DL – É possível notar uma falta de jovens nas ­religiões?

José - Para o movimento espírita existe realmente uma falta de jovens, mas não se discute e deveria se falar nisso. Ainda existem grandes encontros de jovens pelo Brasil, mas há realmente uma interrogação sobre a falta deles nas religiões. Quando é criança, existem aulas de evangelização, mas porque quando ele chega na juventude, ele não se fixa? É uma interrogação.

Simone - No candomblé, como manda a tradição, os filhos são iniciados dentro da barriga. A criança tem que seguir os preceitos da religião. Meu filho quando tinha seis anos já se iniciou. Hoje, ele tem 18. Isso é bom para não ter conflito dentro de casa com religiões paralelas. O candomblé é uma religião onde existe hierarquia, eu respeito o meu mais velho. Essa educação se transfere para dentro de casa. O candomblé ainda é uma religião que tem bastante crianças e jovens. É um ciclo.

DL- Mas quando os filhos crescem, caso não queiram mais fazer parte da religião, a vontade deles é respeitada?

Simone - Sim, com certeza. Depois ele pode seguir o caminho dele, mas a sementinha está lá dentro plantada, ele vai saber respeitar.

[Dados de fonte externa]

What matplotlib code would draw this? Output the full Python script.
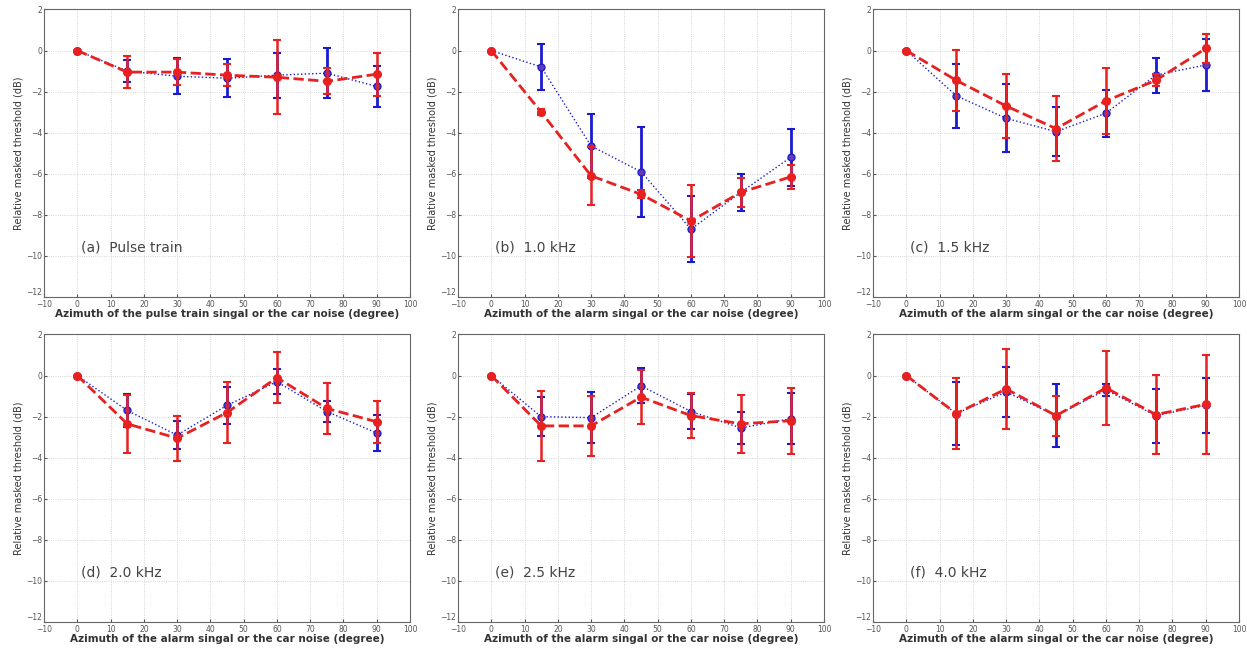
import numpy as np
import matplotlib.pyplot as plt

# ============================
# DATOS
# ============================
azimuth = [0, 15, 30, 45, 60, 75, 90]

panel_labels = ["(a)  Pulse train", "(b)  1.0 kHz", "(c)  1.5 kHz",
                "(d)  2.0 kHz", "(e)  2.5 kHz", "(f)  4.0 kHz"]

xlabels = ["Azimuth of the pulse train singal or the car noise (degree)"] + \
          ["Azimuth of the alarm singal or the car noise (degree)"] * 5

# serie azul (punteada)
blue_mean = [
    [0, -1.0, -1.25, -1.35, -1.2, -1.1, -1.75],
    [0, -0.8, -4.65, -5.9, -8.7, -6.9, -5.2],
    [0, -2.2, -3.3, -3.95, -3.05, -1.2, -0.7],
    [0, -1.7, -2.9, -1.45, -0.3, -1.75, -2.8],
    [0, -2.0, -2.05, -0.5, -1.75, -2.55, -2.1],
    [0, -1.85, -0.8, -1.95, -0.7, -1.95, -1.45],
]
blue_err = [
    [0, 0.55, 0.88, 0.93, 1.1, 1.2, 0.98],
    [0, 1.1, 1.55, 2.2, 1.6, 0.9, 1.4],
    [0, 1.55, 1.65, 1.2, 1.15, 0.85, 1.25],
    [0, 0.8, 0.7, 0.9, 0.6, 0.5, 0.87],
    [0, 0.95, 1.25, 0.85, 0.85, 0.8, 1.25],
    [0, 1.52, 1.2, 1.52, 0.3, 1.32, 1.35],
]

# serie roja (discontinua)
red_mean = [
    [0, -1.05, -1.05, -1.2, -1.3, -1.5, -1.15],
    [0, -3.0, -6.1, -7.0, -8.3, -6.9, -6.15],
    [0, -1.45, -2.7, -3.8, -2.45, -1.45, 0.1],
    [0, -2.35, -3.05, -1.8, -0.1, -1.6, -2.25],
    [0, -2.45, -2.45, -1.05, -1.95, -2.35, -2.2],
    [0, -1.85, -0.65, -1.95, -0.6, -1.9, -1.4],
]
red_err = [
    [0, 0.78, 0.65, 0.55, 1.8, 0.63, 1.05],
    [0, 0.15, 1.4, 0.2, 1.75, 0.7, 0.6],
    [0, 1.5, 1.55, 1.6, 1.6, 0.3, 0.7],
    [0, 1.42, 1.1, 1.5, 1.25, 1.25, 1.02],
    [0, 1.7, 1.45, 1.3, 1.08, 1.42, 1.6],
    [0, 1.75, 1.95, 0.97, 1.8, 1.93, 2.4],
]

# ============================
# FIGURA
# ============================
fig = plt.figure(figsize=(12.47, 6.49), dpi=100)

lefts = [0.0353, 0.3673, 0.7001]
bottoms = [0.5424, 0.0416]
w, h = 0.2935, 0.443

for i in range(6):
    fila, col = divmod(i, 3)
    ax = fig.add_axes([lefts[col], bottoms[fila], w, h])

    ax.errorbar(azimuth, blue_mean[i], yerr=blue_err[i], color="#1a1ad0",
                linestyle=":", linewidth=1.0, elinewidth=2.0, capsize=3,
                capthick=1.5, marker="o", markersize=5,
                markerfacecolor="#6a3aa8", markeredgecolor="#2020d0", zorder=2)
    ax.errorbar(azimuth, red_mean[i], yerr=red_err[i], color="#e82020",
                linestyle="--", linewidth=2.0, elinewidth=1.8, capsize=3,
                capthick=1.5, marker="o", markersize=5.5,
                markerfacecolor="#e82020", markeredgecolor="#e82020", zorder=3)

    ax.set_xlim(-10, 100)
    ax.set_ylim(-12, 2)
    ax.set_xticks(np.arange(-10, 101, 10))
    ax.set_yticks(np.arange(-12, 3, 2))
    ax.grid(True, linestyle=":", color="#c8c8c8", linewidth=0.6)
    ax.tick_params(labelsize=5.5, colors="#555555", direction="in",
                   length=2, pad=1.5)
    ax.tick_params(axis="x", pad=2.5)
    # la etiqueta -12 queda un poco por encima de la esquina, como en el original
    ax.get_yticklabels()[0].set_va("bottom")
    for s in ax.spines.values():
        s.set_color("#666666")
        s.set_linewidth(0.8)

    ax.set_xlabel(xlabels[i], fontsize=7.5, fontweight="bold",
                  color="#333333", labelpad=0)
    ax.set_ylabel("Relative masked threshold (dB)", fontsize=7,
                  color="#333333", labelpad=2)
    ax.text(1, -9.6, panel_labels[i], fontsize=10, color="#444444",
            va="center", ha="left")

plt.savefig("out.png", dpi=100)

Silvio - O judaísmo sente muito o jovem se afastando. Hoje, com todas as informações que ele tem, ele questiona os dogmas e uma religião dogmática como o judaísmo não passa por uma grande evolução, continua como há cinco mil anos atrás. Então, hoje em dia já existe o judaísmo liberal, o judaísmo reformista em que os dogmas são deixados um pouco de lado e se aceita algumas coisas que não eram aceitas antes, justamente para trazer os jovens.

DL – Digam uma mensagem para celebrar a data.

José - Que a gente não celebre somente a tolerância e sim a aceitação. Se nós buscarmos a definição de todas as religiões é amai-vos uns aos outros.

Silvio - Menos dogmas e mais espiritualidade.

Simone - O que nos une é mais forte do que o que nos separa.

Imar - Amor entre os povos, porque foi isso que o Cristo nos ensinou.